*Stored entries*:
★ ★ ★ ★

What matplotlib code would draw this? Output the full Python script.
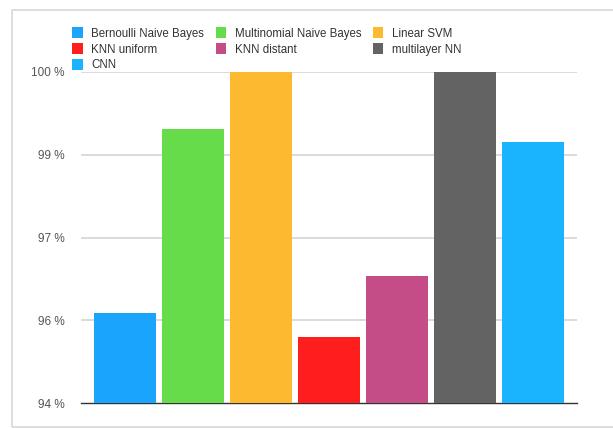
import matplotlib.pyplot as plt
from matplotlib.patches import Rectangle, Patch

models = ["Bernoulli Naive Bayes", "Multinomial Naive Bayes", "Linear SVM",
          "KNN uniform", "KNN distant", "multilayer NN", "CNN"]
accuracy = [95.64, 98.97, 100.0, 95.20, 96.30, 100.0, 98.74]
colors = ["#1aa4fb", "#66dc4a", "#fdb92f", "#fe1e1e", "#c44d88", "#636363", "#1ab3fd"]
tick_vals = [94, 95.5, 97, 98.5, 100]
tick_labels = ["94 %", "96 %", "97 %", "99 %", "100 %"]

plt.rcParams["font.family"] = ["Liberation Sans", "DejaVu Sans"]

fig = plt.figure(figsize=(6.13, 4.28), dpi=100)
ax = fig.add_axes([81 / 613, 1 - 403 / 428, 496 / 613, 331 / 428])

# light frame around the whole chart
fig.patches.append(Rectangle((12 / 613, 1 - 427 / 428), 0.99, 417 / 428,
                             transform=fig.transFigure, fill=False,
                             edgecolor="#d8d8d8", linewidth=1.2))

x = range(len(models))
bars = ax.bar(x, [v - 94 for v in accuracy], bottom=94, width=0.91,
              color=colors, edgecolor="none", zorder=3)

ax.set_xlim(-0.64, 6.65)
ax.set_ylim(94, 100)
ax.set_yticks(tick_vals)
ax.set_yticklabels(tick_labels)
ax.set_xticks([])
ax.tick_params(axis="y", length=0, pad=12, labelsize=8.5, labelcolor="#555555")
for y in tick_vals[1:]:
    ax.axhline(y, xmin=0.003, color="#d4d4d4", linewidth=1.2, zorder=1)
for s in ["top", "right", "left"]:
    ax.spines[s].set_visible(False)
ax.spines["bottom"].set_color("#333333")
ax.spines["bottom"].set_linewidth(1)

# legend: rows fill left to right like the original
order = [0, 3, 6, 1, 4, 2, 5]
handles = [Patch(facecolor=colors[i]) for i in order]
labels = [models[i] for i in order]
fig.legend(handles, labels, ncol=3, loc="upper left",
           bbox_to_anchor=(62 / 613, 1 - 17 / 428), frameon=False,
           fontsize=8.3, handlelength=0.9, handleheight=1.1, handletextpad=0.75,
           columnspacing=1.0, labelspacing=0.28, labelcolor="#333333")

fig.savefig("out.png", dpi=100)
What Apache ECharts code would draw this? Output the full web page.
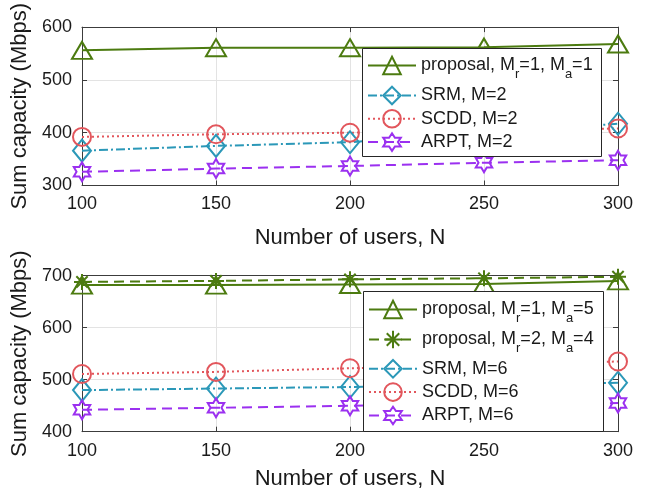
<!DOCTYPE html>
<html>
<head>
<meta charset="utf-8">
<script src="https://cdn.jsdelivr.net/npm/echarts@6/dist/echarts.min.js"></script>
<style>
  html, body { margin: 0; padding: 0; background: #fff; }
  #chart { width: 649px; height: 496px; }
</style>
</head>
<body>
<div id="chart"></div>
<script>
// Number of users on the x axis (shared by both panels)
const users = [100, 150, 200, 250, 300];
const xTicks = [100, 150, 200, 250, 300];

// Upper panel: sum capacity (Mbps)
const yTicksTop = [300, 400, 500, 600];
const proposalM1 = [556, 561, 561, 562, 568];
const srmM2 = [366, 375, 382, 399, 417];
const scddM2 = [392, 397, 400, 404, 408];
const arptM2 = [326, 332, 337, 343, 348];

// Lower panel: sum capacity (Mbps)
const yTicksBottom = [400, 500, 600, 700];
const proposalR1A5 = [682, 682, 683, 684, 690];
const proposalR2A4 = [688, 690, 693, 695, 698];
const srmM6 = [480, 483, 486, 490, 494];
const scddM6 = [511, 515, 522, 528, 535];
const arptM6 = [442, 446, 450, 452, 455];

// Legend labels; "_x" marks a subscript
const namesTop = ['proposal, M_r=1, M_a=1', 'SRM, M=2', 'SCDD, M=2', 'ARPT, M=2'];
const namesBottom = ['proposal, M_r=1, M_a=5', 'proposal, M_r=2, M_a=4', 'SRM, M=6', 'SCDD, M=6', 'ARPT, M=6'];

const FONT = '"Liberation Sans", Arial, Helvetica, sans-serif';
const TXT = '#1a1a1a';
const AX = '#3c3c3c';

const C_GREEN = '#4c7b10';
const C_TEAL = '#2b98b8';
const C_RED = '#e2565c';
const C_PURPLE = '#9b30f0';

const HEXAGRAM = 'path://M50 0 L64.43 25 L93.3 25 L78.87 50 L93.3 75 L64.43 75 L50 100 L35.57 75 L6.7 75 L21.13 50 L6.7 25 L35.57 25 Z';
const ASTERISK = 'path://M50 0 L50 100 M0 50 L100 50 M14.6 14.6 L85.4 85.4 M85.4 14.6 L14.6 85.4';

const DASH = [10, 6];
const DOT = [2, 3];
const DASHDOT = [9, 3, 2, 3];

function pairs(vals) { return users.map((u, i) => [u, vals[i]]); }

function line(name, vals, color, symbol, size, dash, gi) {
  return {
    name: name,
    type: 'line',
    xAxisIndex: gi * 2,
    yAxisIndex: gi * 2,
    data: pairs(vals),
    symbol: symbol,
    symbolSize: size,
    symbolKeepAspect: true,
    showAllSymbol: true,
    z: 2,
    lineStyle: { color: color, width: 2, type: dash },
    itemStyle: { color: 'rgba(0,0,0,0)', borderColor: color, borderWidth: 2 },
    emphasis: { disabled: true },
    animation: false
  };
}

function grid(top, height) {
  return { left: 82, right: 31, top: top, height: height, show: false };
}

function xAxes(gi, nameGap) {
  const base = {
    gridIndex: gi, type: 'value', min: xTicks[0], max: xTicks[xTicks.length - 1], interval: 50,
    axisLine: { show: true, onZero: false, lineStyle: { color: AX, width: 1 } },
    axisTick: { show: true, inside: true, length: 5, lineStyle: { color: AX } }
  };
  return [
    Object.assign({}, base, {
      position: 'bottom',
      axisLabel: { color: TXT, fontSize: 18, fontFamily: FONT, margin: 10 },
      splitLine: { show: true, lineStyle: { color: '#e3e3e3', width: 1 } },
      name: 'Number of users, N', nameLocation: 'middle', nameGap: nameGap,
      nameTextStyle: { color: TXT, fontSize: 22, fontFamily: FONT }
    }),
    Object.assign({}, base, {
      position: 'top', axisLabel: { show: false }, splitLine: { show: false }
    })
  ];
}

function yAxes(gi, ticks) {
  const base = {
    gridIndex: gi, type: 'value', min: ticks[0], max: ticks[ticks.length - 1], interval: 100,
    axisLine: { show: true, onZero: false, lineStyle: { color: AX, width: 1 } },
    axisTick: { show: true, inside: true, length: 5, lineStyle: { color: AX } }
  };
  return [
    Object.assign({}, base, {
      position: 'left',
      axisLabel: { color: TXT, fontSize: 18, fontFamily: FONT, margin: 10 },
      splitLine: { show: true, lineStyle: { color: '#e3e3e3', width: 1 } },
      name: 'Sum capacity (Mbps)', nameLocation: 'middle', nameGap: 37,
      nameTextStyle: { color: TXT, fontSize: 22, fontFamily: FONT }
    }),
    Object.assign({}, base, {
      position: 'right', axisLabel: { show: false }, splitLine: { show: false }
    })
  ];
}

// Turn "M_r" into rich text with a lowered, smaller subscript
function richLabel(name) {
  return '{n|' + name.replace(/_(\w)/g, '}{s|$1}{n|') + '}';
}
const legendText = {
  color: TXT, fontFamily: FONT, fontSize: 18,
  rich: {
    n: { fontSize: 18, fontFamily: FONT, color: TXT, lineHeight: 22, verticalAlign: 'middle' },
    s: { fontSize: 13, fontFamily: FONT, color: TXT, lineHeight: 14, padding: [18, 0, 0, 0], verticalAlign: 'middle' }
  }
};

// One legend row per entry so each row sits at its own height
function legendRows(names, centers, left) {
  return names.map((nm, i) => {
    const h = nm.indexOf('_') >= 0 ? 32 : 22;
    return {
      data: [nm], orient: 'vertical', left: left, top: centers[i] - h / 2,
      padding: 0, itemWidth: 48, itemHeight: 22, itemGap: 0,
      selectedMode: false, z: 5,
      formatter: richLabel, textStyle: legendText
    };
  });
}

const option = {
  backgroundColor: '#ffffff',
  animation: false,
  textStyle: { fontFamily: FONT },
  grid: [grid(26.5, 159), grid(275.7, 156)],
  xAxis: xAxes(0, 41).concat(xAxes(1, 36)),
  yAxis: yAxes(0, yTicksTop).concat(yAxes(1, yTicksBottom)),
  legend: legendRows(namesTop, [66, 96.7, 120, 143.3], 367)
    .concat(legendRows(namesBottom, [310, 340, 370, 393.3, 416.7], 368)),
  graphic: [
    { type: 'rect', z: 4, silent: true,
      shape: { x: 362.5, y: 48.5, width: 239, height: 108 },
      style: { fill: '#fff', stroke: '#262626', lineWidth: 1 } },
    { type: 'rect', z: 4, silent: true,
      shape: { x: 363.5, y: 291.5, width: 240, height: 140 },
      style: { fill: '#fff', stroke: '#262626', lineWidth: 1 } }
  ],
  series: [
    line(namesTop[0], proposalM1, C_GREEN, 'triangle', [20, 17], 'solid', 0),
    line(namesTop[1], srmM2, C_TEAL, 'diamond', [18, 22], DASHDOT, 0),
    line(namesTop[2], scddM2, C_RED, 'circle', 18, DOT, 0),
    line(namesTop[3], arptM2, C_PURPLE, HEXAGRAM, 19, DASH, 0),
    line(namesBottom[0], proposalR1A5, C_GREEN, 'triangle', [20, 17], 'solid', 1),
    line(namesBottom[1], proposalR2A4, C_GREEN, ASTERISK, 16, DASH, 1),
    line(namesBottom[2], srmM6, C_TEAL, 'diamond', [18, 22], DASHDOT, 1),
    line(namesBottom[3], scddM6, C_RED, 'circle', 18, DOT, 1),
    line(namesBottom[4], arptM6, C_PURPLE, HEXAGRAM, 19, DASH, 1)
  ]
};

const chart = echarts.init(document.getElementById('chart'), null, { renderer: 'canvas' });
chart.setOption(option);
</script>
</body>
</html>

★ ★ ★ ★

*WORK TO BE COMPLETED*:
In the entries above, find the line that contains "from matplotlib.patches import", then repeat exactly every line from the first one through that line, with no pictures.

*REPLY*:
What matplotlib code would draw this? Output the full Python script.
import matplotlib.pyplot as plt
from matplotlib.patches import Rectangle, Patch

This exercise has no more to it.